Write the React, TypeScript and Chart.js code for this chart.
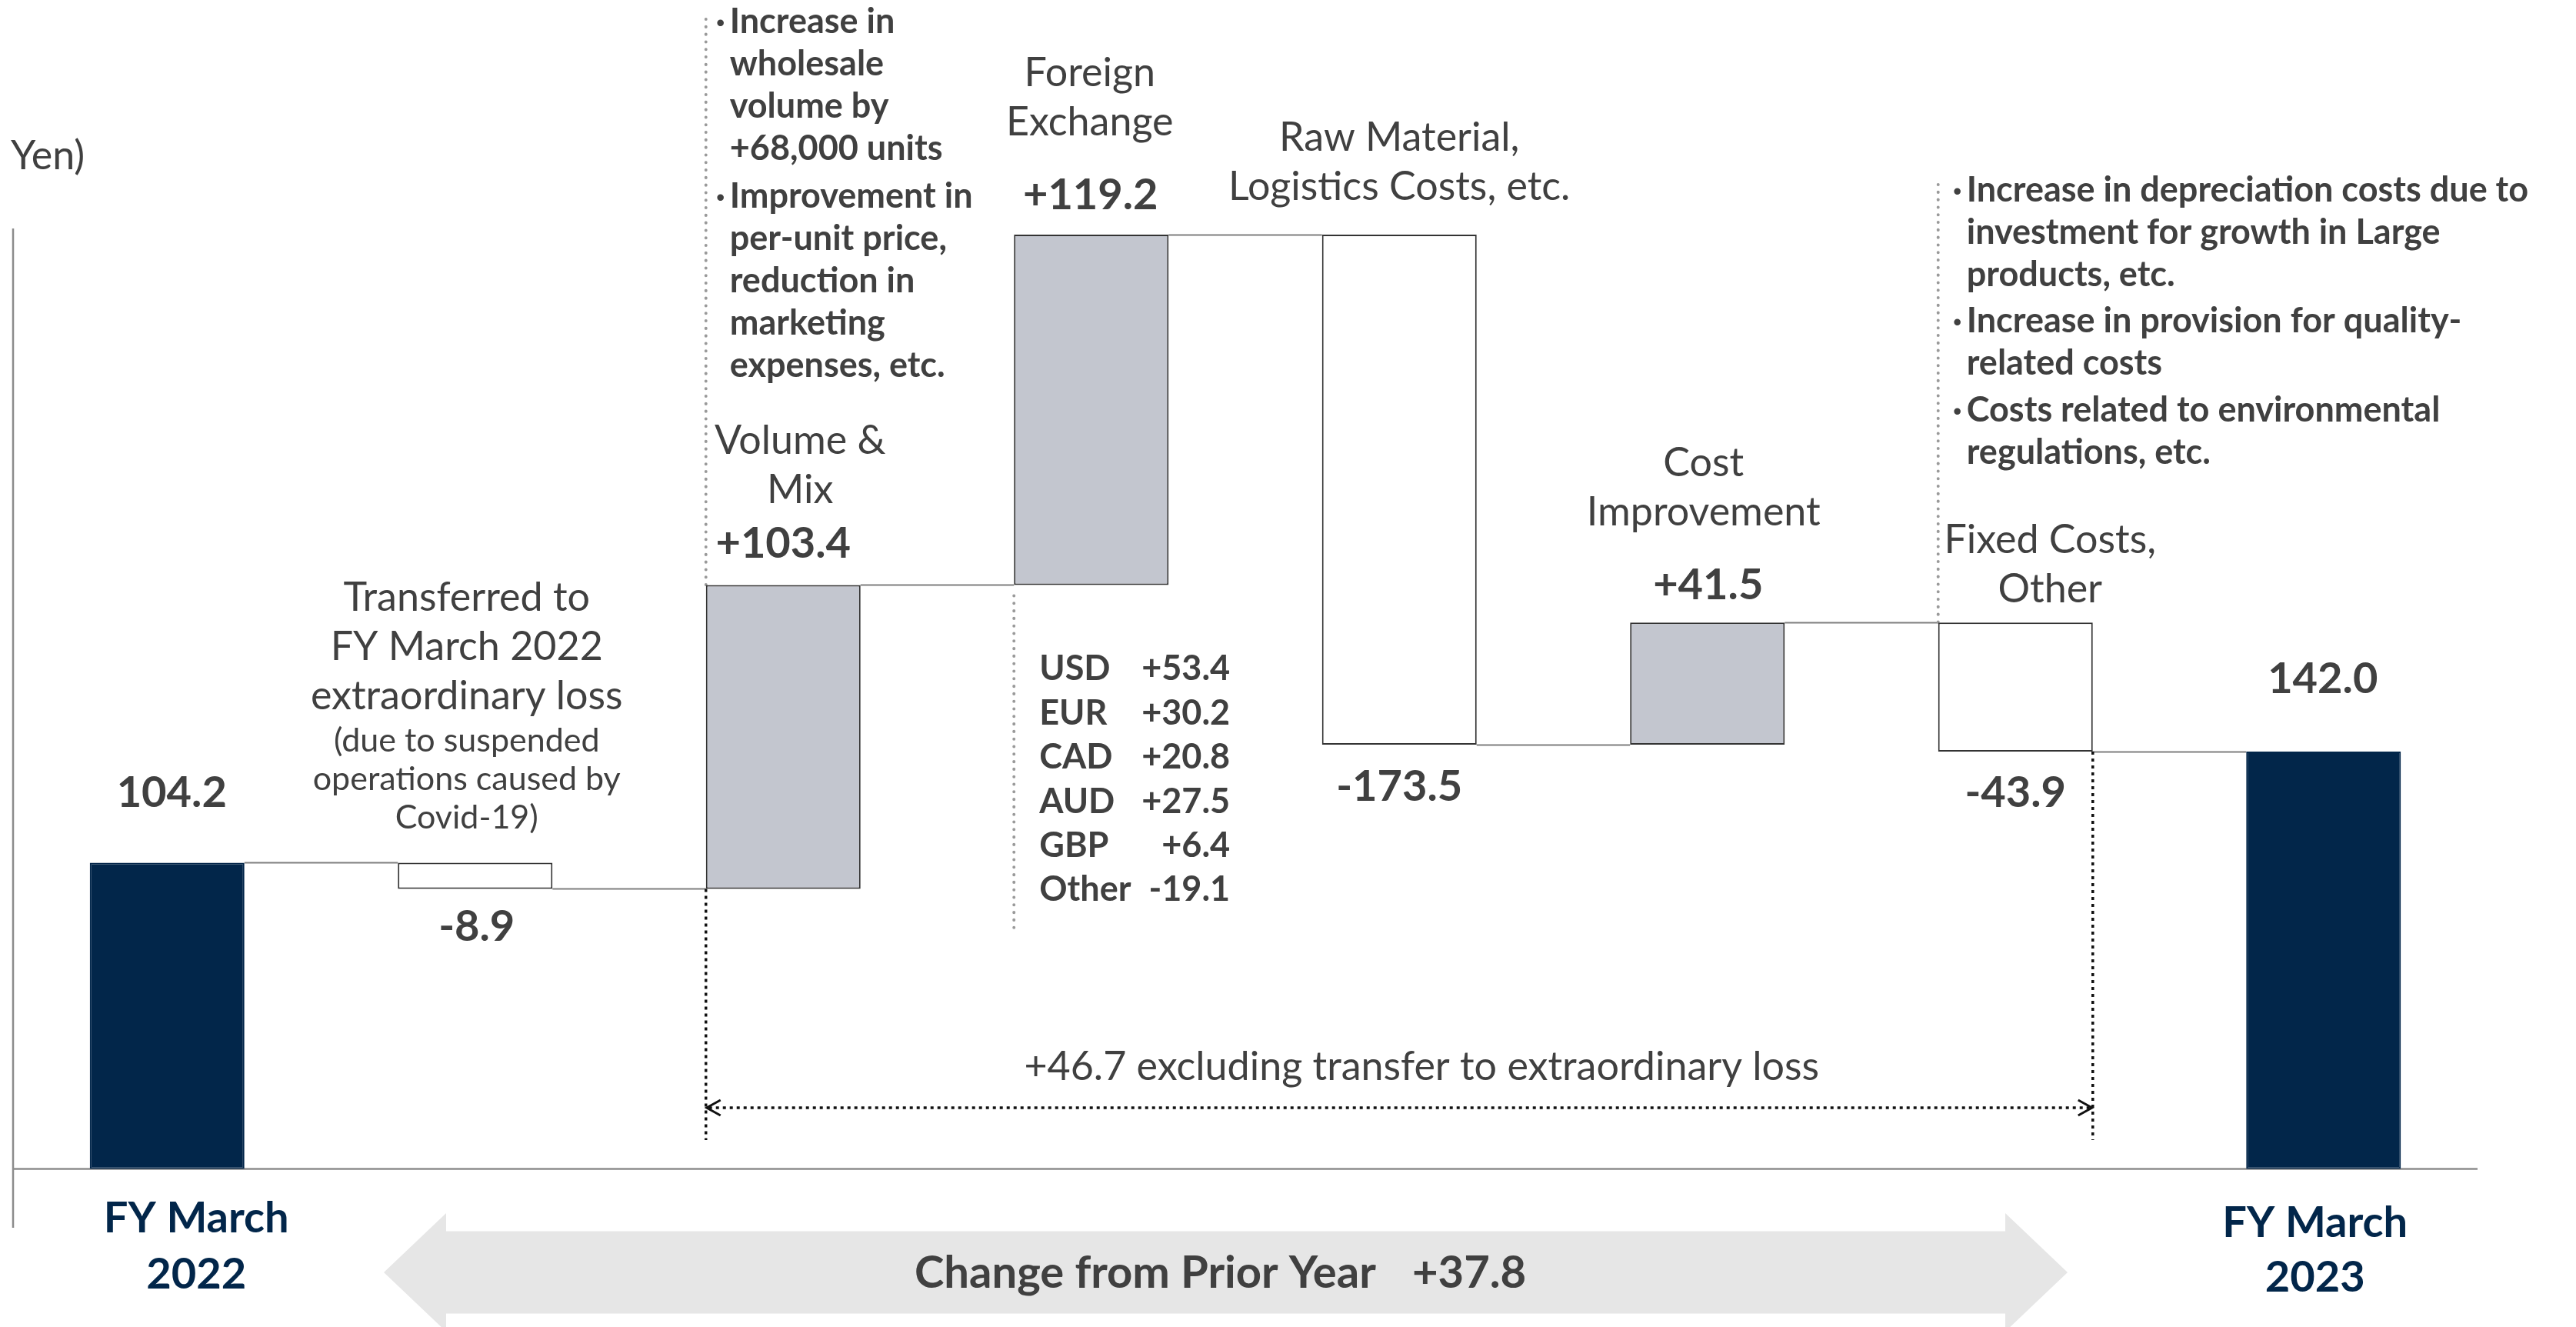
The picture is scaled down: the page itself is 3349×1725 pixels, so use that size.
import React, { useEffect, useRef } from "react";
import { Chart, registerables } from "chart.js";
Chart.register(...registerables);

// ---------- data ----------
const categories = [
  "FY March 2022",
  "Transferred to FY March 2022 extraordinary loss",
  "Volume & Mix",
  "Foreign Exchange",
  "Raw Material, Logistics Costs, etc.",
  "Cost Improvement",
  "Fixed Costs, Other",
  "FY March 2023",
];
const changes = [104.2, -8.9, 103.4, 119.2, -173.5, 41.5, -43.9, 142.0];
const isTotal = [true, false, false, false, false, false, false, true];

const headerLines: string[][] = [
  [],
  ["Transferred to", "FY March 2022", "extraordinary loss"],
  ["Volume &", "Mix"],
  ["Foreign", "Exchange"],
  ["Raw Material,", "Logistics Costs, etc."],
  ["Cost", "Improvement"],
  ["Fixed Costs,", "Other"],
  [],
];
const transferNote = ["(due to suspended", "operations caused by", "Covid-19)"];
const volumeBullets = [
  ["Increase in", "wholesale", "volume by", "+68,000 units"],
  ["Improvement in", "per-unit price,", "reduction in", "marketing", "expenses, etc."],
];
const fixedBullets = [
  ["Increase in depreciation costs due to", "investment for growth in Large", "products, etc."],
  ["Increase in provision for quality-", "related costs"],
  ["Costs related to environmental", "regulations, etc."],
];
const fxCurrencies = ["USD", "EUR", "CAD", "AUD", "GBP", "Other"];
const fxImpacts = [53.4, 30.2, 20.8, 27.5, 6.4, -19.1];
const xTickLabels = [["FY March", "2022"], ["FY March", "2023"]];
const unitLabel = "Yen)";
const excludingNote = "+46.7 excluding transfer to extraordinary loss";
const changeNoteText = "Change from Prior Year";
const changeNoteValue = 37.8;

// ---------- helpers ----------
const FONT = "Lato, 'Noto Sans', sans-serif";
const TEXT = "#404040";
const NAVY = "#02264a";

const fmtSigned = (v: number) => (v > 0 ? "+" : v < 0 ? "-" : "") + Math.abs(v).toFixed(1);

let cum = 0;
const floating: [number, number][] = changes.map((d, i) => {
  if (isTotal[i]) {
    cum = d;
    return [0, d];
  }
  const s = cum;
  cum = +(cum + d).toFixed(1);
  return [s, cum];
});
const valueLabels = changes.map((v, i) => (isTotal[i] ? v.toFixed(1) : fmtSigned(v)));

const bg = changes.map((v, i) => (isTotal[i] ? NAVY : v >= 0 ? "#c3c6cf" : "#ffffff"));
const bd = changes.map((v, i) => (isTotal[i] ? NAVY : "#333333"));

function text(ctx: CanvasRenderingContext2D, s: string, x: number, y: number, font: string, color: string, align: CanvasTextAlign = "center") {
  ctx.font = font;
  ctx.fillStyle = color;
  ctx.textAlign = align;
  ctx.textBaseline = "alphabetic";
  ctx.fillText(s, x, y);
}

function vline(ctx: CanvasRenderingContext2D, x: number, y1: number, y2: number, kind: "gray" | "black") {
  ctx.save();
  ctx.beginPath();
  if (kind === "gray") {
    ctx.strokeStyle = "#9a9a9a";
    ctx.lineWidth = 4;
    ctx.lineCap = "round";
    ctx.setLineDash([0.1, 9.7]);
  } else {
    ctx.strokeStyle = "#111111";
    ctx.lineWidth = 3.5;
    ctx.lineCap = "butt";
    ctx.setLineDash([4, 5]);
  }
  ctx.moveTo(x, y1);
  ctx.lineTo(x, y2);
  ctx.stroke();
  ctx.restore();
}

const labelGap = [72, 68, 35, 33, 73, 30, 72, 76];
const labelDx = [6, 2, 0, -1, 0, 1, 0, -1];
const headerPos = [null, { dx: -11, base: -327 }, { dx: 22, base: -170 }, { dx: -2, base: -193 }, { dx: 0, base: -109 }, { dx: -5, base: -190 }, { dx: 45, base: -90 }, null];

function barBoxes(chart: any) {
  const meta = chart.getDatasetMeta(0);
  return meta.data.map((el: any) => {
    const p = el.getProps(["x", "y", "base", "width"], true);
    return { cx: p.x, left: p.x - p.width / 2, right: p.x + p.width / 2, top: Math.min(p.y, p.base), bottom: Math.max(p.y, p.base) };
  });
}

const decor = {
  id: "decor",
  beforeDatasetsDraw(chart: any) {
    const ctx: CanvasRenderingContext2D = chart.ctx;
    const area = chart.chartArea;
    const ys = chart.scales.y;
    const bars = barBoxes(chart);
    ctx.save();
    // axes
    ctx.strokeStyle = "#8c8c8c";
    ctx.lineWidth = 2.5;
    ctx.beginPath();
    ctx.moveTo(area.left, area.top);
    ctx.lineTo(area.left, area.bottom);
    ctx.stroke();
    const y0 = ys.getPixelForValue(0);
    ctx.beginPath();
    ctx.moveTo(area.left, y0);
    ctx.lineTo(area.right, y0);
    ctx.stroke();
    // connectors
    ctx.strokeStyle = "#7f7f7f";
    ctx.lineWidth = 2;
    for (let i = 0; i < bars.length - 1; i++) {
      const py = Math.round(ys.getPixelForValue(floating[i][1])) + 0.5;
      ctx.beginPath();
      ctx.moveTo(bars[i].right, py);
      ctx.lineTo(bars[i + 1].left, py);
      ctx.stroke();
    }
    ctx.restore();

    // dotted guide lines
    vline(ctx, bars[2].left, 25, bars[2].top, "gray");
    vline(ctx, bars[3].left, bars[3].bottom + 14, 1210, "gray");
    vline(ctx, bars[6].left, 240, bars[6].top, "gray");
    vline(ctx, bars[2].left, bars[2].bottom, 1482, "black");
    vline(ctx, bars[6].right, bars[6].bottom, 1482, "black");

    // horizontal dotted double arrow
    const ay = 1440;
    const ax1 = bars[2].left, ax2 = bars[6].right;
    ctx.save();
    ctx.strokeStyle = "#111111";
    ctx.lineWidth = 3.5;
    ctx.setLineDash([4, 5]);
    ctx.beginPath();
    ctx.moveTo(ax1 + 4, ay);
    ctx.lineTo(ax2 - 4, ay);
    ctx.stroke();
    ctx.setLineDash([]);
    ctx.lineWidth = 3;
    ctx.beginPath();
    ctx.moveTo(ax1 + 19, ay - 10);
    ctx.lineTo(ax1 + 1, ay);
    ctx.lineTo(ax1 + 19, ay + 10);
    ctx.moveTo(ax2 - 19, ay - 10);
    ctx.lineTo(ax2 - 1, ay);
    ctx.lineTo(ax2 - 19, ay + 10);
    ctx.stroke();
    ctx.restore();
  },
  afterDraw(chart: any) {
    const ctx: CanvasRenderingContext2D = chart.ctx;
    const ys = chart.scales.y;
    const bars = barBoxes(chart);
    const y0 = ys.getPixelForValue(0);
    ctx.save();

    // unit label
    text(ctx, unitLabel, 14, 220, `52px ${FONT}`, TEXT, "left");

    // value labels
    bars.forEach((b: any, i: number) => {
      const up = isTotal[i] || changes[i] >= 0;
      const yy = up ? b.top - labelGap[i] : b.bottom + labelGap[i];
      text(ctx, valueLabels[i], b.cx + labelDx[i], yy, `bold 56px ${FONT}`, TEXT);
    });

    // headers
    bars.forEach((b: any, i: number) => {
      const hp = headerPos[i];
      if (!hp) return;
      headerLines[i].forEach((s, k) => {
        text(ctx, s, b.cx + hp.dx, b.top + hp.base + k * 64, `52px ${FONT}`, TEXT);
      });
    });
    // transfer note
    transferNote.forEach((s, k) => {
      text(ctx, s, bars[1].cx - 11, bars[1].top - 144 + k * 50, `43px ${FONT}`, TEXT);
    });

    // bullets
    const drawBullets = (groups: string[][], left: number, starts: number[]) => {
      groups.forEach((g, gi) => {
        g.forEach((s, k) => {
          const by = starts[gi] + k * 55;
          if (k === 0) text(ctx, "·", left - 12, by, `bold 45px ${FONT}`, TEXT);
          text(ctx, s, left, by, `bold 45px ${FONT}`, TEXT, "left");
        });
      });
    };
    drawBullets(volumeBullets, bars[2].left + 31, [43, 270]);
    drawBullets(fixedBullets, bars[6].left + 37, [262, 432, 548]);

    // currency table
    fxCurrencies.forEach((c, k) => {
      const by = bars[3].bottom + 124 + k * 57.4;
      text(ctx, c, bars[3].left + 33, by, `bold 45px ${FONT}`, TEXT, "left");
      text(ctx, fmtSigned(fxImpacts[k]), bars[3].left + 281, by, `bold 45px ${FONT}`, TEXT, "right");
    });

    // x tick labels (first and last)
    const tickFont = `bold 56px ${FONT}`;
    text(ctx, xTickLabels[0][0], bars[0].cx + 38, y0 + 82, tickFont, NAVY);
    text(ctx, xTickLabels[0][1], bars[0].cx + 38, y0 + 155, tickFont, NAVY);
    const l = bars.length - 1;
    text(ctx, xTickLabels[1][0], bars[l].cx - 11, y0 + 88, tickFont, NAVY);
    text(ctx, xTickLabels[1][1], bars[l].cx - 11, y0 + 159, tickFont, NAVY);

    // excluding note
    text(ctx, excludingNote, (bars[2].left + bars[6].right) / 2 + 29, 1404, `52px ${FONT}`, TEXT);

    // big double arrow
    const lt = 499, rt = 2688, hl = 81, cy = 1654, bh = 53.5, hh = 77;
    ctx.fillStyle = "#e6e6e6";
    ctx.beginPath();
    ctx.moveTo(lt, cy);
    ctx.lineTo(lt + hl, cy - hh);
    ctx.lineTo(lt + hl, cy - bh);
    ctx.lineTo(rt - hl, cy - bh);
    ctx.lineTo(rt - hl, cy - hh);
    ctx.lineTo(rt, cy);
    ctx.lineTo(rt - hl, cy + hh);
    ctx.lineTo(rt - hl, cy + bh);
    ctx.lineTo(lt + hl, cy + bh);
    ctx.lineTo(lt + hl, cy + hh);
    ctx.closePath();
    ctx.fill();
    const noteFont = `bold 58px ${FONT}`;
    ctx.font = noteFont;
    const w1 = ctx.measureText(changeNoteText).width;
    text(ctx, changeNoteText, 1189, 1674, noteFont, TEXT, "left");
    text(ctx, fmtSigned(changeNoteValue), 1189 + w1 + 47, 1674, noteFont, TEXT, "left");

    ctx.restore();
  },
};

export default function App() {
  const ref = useRef<HTMLCanvasElement | null>(null);
  useEffect(() => {
    if (!ref.current) return;
    const chart = new Chart(ref.current, {
      type: "bar",
      data: {
        labels: categories,
        datasets: [
          {
            data: floating as any,
            backgroundColor: bg,
            borderColor: bd,
            borderWidth: 2,
            borderSkipped: false,
            categoryPercentage: 1,
            barPercentage: 0.502,
          },
        ],
      },
      options: {
        responsive: false,
        animation: false,
        layout: { padding: { left: 17, right: 128, top: 297, bottom: 129 } },
        scales: {
          x: { display: false },
          y: { display: false, min: -20, max: 320 },
        },
        plugins: { legend: { display: false }, tooltip: { enabled: false } },
      },
      plugins: [decor],
    });
    return () => chart.destroy();
  }, []);
  return (
    <div style={{ position: "absolute", left: 0, top: 0, width: 3349, height: 1725, background: "#ffffff" }}>
      <canvas ref={ref} width={3349} height={1725} style={{ display: "block" }} />
    </div>
  );
}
□ □ □ □ □
Set down again, exactly, the lines of the material above from its first line to the one with "Chart.register(...registerables);", inclusive. Leave the pictures out.

#### [Result for this task]
Write the React, TypeScript and Chart.js code for this chart.
The picture is scaled down: the page itself is 3349×1725 pixels, so use that size.
import React, { useEffect, useRef } from "react";
import { Chart, registerables } from "chart.js";
Chart.register(...registerables);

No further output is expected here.